-- Start of RECORDS SHOWN --

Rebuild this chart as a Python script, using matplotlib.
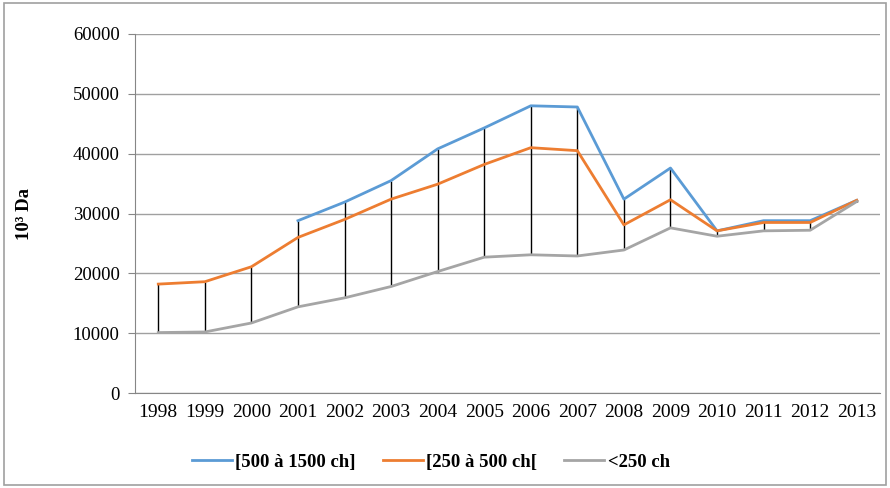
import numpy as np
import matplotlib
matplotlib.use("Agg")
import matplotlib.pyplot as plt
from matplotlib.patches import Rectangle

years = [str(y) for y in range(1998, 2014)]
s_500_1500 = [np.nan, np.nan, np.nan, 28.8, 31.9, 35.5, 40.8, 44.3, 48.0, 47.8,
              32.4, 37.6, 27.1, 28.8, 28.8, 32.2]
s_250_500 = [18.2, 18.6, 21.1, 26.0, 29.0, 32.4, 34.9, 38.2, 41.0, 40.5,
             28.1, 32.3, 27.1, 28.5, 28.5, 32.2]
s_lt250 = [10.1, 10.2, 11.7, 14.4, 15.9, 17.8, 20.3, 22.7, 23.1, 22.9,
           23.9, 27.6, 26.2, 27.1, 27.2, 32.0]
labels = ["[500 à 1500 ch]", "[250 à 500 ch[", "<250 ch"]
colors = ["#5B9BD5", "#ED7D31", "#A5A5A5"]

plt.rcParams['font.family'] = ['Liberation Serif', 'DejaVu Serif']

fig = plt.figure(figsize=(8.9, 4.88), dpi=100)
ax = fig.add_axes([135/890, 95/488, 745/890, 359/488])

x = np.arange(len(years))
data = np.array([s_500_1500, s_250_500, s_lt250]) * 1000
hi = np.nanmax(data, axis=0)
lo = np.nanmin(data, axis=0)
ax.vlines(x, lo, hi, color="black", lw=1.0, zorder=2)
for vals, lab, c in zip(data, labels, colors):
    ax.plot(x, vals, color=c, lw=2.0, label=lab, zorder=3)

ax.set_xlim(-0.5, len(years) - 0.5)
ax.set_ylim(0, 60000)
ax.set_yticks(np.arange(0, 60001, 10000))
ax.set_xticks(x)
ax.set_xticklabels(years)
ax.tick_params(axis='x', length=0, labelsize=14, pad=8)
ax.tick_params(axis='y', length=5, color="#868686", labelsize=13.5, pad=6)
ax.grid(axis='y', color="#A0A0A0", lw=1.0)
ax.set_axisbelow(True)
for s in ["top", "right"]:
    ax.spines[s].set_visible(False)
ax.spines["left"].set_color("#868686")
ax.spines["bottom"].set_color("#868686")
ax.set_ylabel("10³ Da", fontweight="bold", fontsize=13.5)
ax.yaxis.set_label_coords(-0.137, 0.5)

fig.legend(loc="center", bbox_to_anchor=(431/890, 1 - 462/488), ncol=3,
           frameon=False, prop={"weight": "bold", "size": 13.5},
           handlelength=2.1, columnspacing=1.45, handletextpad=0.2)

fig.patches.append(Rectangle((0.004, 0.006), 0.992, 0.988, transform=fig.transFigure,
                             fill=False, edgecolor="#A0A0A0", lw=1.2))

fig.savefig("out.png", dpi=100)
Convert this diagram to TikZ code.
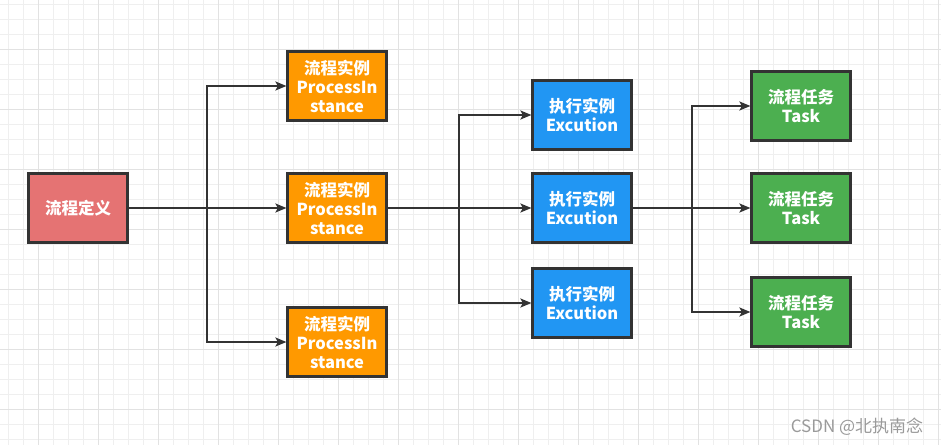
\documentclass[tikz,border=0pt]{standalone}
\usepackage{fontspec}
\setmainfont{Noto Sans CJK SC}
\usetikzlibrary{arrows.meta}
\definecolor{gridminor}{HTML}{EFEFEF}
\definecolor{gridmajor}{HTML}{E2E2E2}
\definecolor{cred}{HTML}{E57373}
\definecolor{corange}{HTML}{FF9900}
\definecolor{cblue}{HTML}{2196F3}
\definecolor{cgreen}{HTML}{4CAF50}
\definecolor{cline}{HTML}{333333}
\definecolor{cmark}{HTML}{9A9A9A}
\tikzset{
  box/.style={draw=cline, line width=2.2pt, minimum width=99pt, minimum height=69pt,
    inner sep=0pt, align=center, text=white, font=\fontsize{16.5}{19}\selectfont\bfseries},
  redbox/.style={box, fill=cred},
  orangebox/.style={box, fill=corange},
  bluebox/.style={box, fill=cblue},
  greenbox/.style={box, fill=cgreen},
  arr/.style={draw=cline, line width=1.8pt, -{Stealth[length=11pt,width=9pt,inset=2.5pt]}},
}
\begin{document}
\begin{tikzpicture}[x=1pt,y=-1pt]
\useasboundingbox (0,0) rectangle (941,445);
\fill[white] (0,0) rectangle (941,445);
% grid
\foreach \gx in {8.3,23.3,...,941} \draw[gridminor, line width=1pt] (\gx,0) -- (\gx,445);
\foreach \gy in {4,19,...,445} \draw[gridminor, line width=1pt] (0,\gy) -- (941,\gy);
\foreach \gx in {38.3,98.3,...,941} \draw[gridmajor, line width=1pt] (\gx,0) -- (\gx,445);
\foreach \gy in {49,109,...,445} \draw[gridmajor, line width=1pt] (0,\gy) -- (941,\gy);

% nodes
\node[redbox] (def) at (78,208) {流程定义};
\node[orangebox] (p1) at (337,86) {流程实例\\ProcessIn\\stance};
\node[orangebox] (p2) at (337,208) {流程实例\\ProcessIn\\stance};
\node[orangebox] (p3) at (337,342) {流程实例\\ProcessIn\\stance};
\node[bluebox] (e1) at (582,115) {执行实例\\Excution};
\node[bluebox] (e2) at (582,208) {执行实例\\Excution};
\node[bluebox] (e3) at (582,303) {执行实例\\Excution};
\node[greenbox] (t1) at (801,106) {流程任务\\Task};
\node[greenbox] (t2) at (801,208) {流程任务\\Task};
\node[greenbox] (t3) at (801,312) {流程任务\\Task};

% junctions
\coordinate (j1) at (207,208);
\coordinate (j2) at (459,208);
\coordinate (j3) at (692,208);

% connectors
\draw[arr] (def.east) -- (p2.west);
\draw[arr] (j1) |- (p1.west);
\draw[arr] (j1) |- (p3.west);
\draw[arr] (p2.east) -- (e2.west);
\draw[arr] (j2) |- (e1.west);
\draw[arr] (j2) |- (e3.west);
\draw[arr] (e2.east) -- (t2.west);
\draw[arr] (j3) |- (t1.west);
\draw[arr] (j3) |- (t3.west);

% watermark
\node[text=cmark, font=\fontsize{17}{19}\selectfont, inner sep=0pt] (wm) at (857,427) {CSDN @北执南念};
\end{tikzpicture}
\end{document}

-- End of RECORDS SHOWN --

WHAT NEEDS TO BE DONE
Without the pictures, transcribe the listing above exactly.

WRITTEN ANSWER
Rebuild this chart as a Python script, using matplotlib.
import numpy as np
import matplotlib
matplotlib.use("Agg")
import matplotlib.pyplot as plt
from matplotlib.patches import Rectangle

years = [str(y) for y in range(1998, 2014)]
s_500_1500 = [np.nan, np.nan, np.nan, 28.8, 31.9, 35.5, 40.8, 44.3, 48.0, 47.8,
              32.4, 37.6, 27.1, 28.8, 28.8, 32.2]
s_250_500 = [18.2, 18.6, 21.1, 26.0, 29.0, 32.4, 34.9, 38.2, 41.0, 40.5,
             28.1, 32.3, 27.1, 28.5, 28.5, 32.2]
s_lt250 = [10.1, 10.2, 11.7, 14.4, 15.9, 17.8, 20.3, 22.7, 23.1, 22.9,
           23.9, 27.6, 26.2, 27.1, 27.2, 32.0]
labels = ["[500 à 1500 ch]", "[250 à 500 ch[", "<250 ch"]
colors = ["#5B9BD5", "#ED7D31", "#A5A5A5"]

plt.rcParams['font.family'] = ['Liberation Serif', 'DejaVu Serif']

fig = plt.figure(figsize=(8.9, 4.88), dpi=100)
ax = fig.add_axes([135/890, 95/488, 745/890, 359/488])

x = np.arange(len(years))
data = np.array([s_500_1500, s_250_500, s_lt250]) * 1000
hi = np.nanmax(data, axis=0)
lo = np.nanmin(data, axis=0)
ax.vlines(x, lo, hi, color="black", lw=1.0, zorder=2)
for vals, lab, c in zip(data, labels, colors):
    ax.plot(x, vals, color=c, lw=2.0, label=lab, zorder=3)

ax.set_xlim(-0.5, len(years) - 0.5)
ax.set_ylim(0, 60000)
ax.set_yticks(np.arange(0, 60001, 10000))
ax.set_xticks(x)
ax.set_xticklabels(years)
ax.tick_params(axis='x', length=0, labelsize=14, pad=8)
ax.tick_params(axis='y', length=5, color="#868686", labelsize=13.5, pad=6)
ax.grid(axis='y', color="#A0A0A0", lw=1.0)
ax.set_axisbelow(True)
for s in ["top", "right"]:
    ax.spines[s].set_visible(False)
ax.spines["left"].set_color("#868686")
ax.spines["bottom"].set_color("#868686")
ax.set_ylabel("10³ Da", fontweight="bold", fontsize=13.5)
ax.yaxis.set_label_coords(-0.137, 0.5)

fig.legend(loc="center", bbox_to_anchor=(431/890, 1 - 462/488), ncol=3,
           frameon=False, prop={"weight": "bold", "size": 13.5},
           handlelength=2.1, columnspacing=1.45, handletextpad=0.2)

fig.patches.append(Rectangle((0.004, 0.006), 0.992, 0.988, transform=fig.transFigure,
                             fill=False, edgecolor="#A0A0A0", lw=1.2))

fig.savefig("out.png", dpi=100)
Convert this diagram to TikZ code.
\documentclass[tikz,border=0pt]{standalone}
\usepackage{fontspec}
\setmainfont{Noto Sans CJK SC}
\usetikzlibrary{arrows.meta}
\definecolor{gridminor}{HTML}{EFEFEF}
\definecolor{gridmajor}{HTML}{E2E2E2}
\definecolor{cred}{HTML}{E57373}
\definecolor{corange}{HTML}{FF9900}
\definecolor{cblue}{HTML}{2196F3}
\definecolor{cgreen}{HTML}{4CAF50}
\definecolor{cline}{HTML}{333333}
\definecolor{cmark}{HTML}{9A9A9A}
\tikzset{
  box/.style={draw=cline, line width=2.2pt, minimum width=99pt, minimum height=69pt,
    inner sep=0pt, align=center, text=white, font=\fontsize{16.5}{19}\selectfont\bfseries},
  redbox/.style={box, fill=cred},
  orangebox/.style={box, fill=corange},
  bluebox/.style={box, fill=cblue},
  greenbox/.style={box, fill=cgreen},
  arr/.style={draw=cline, line width=1.8pt, -{Stealth[length=11pt,width=9pt,inset=2.5pt]}},
}
\begin{document}
\begin{tikzpicture}[x=1pt,y=-1pt]
\useasboundingbox (0,0) rectangle (941,445);
\fill[white] (0,0) rectangle (941,445);
% grid
\foreach \gx in {8.3,23.3,...,941} \draw[gridminor, line width=1pt] (\gx,0) -- (\gx,445);
\foreach \gy in {4,19,...,445} \draw[gridminor, line width=1pt] (0,\gy) -- (941,\gy);
\foreach \gx in {38.3,98.3,...,941} \draw[gridmajor, line width=1pt] (\gx,0) -- (\gx,445);
\foreach \gy in {49,109,...,445} \draw[gridmajor, line width=1pt] (0,\gy) -- (941,\gy);

% nodes
\node[redbox] (def) at (78,208) {流程定义};
\node[orangebox] (p1) at (337,86) {流程实例\\ProcessIn\\stance};
\node[orangebox] (p2) at (337,208) {流程实例\\ProcessIn\\stance};
\node[orangebox] (p3) at (337,342) {流程实例\\ProcessIn\\stance};
\node[bluebox] (e1) at (582,115) {执行实例\\Excution};
\node[bluebox] (e2) at (582,208) {执行实例\\Excution};
\node[bluebox] (e3) at (582,303) {执行实例\\Excution};
\node[greenbox] (t1) at (801,106) {流程任务\\Task};
\node[greenbox] (t2) at (801,208) {流程任务\\Task};
\node[greenbox] (t3) at (801,312) {流程任务\\Task};

% junctions
\coordinate (j1) at (207,208);
\coordinate (j2) at (459,208);
\coordinate (j3) at (692,208);

% connectors
\draw[arr] (def.east) -- (p2.west);
\draw[arr] (j1) |- (p1.west);
\draw[arr] (j1) |- (p3.west);
\draw[arr] (p2.east) -- (e2.west);
\draw[arr] (j2) |- (e1.west);
\draw[arr] (j2) |- (e3.west);
\draw[arr] (e2.east) -- (t2.west);
\draw[arr] (j3) |- (t1.west);
\draw[arr] (j3) |- (t3.west);

% watermark
\node[text=cmark, font=\fontsize{17}{19}\selectfont, inner sep=0pt] (wm) at (857,427) {CSDN @北执南念};
\end{tikzpicture}
\end{document}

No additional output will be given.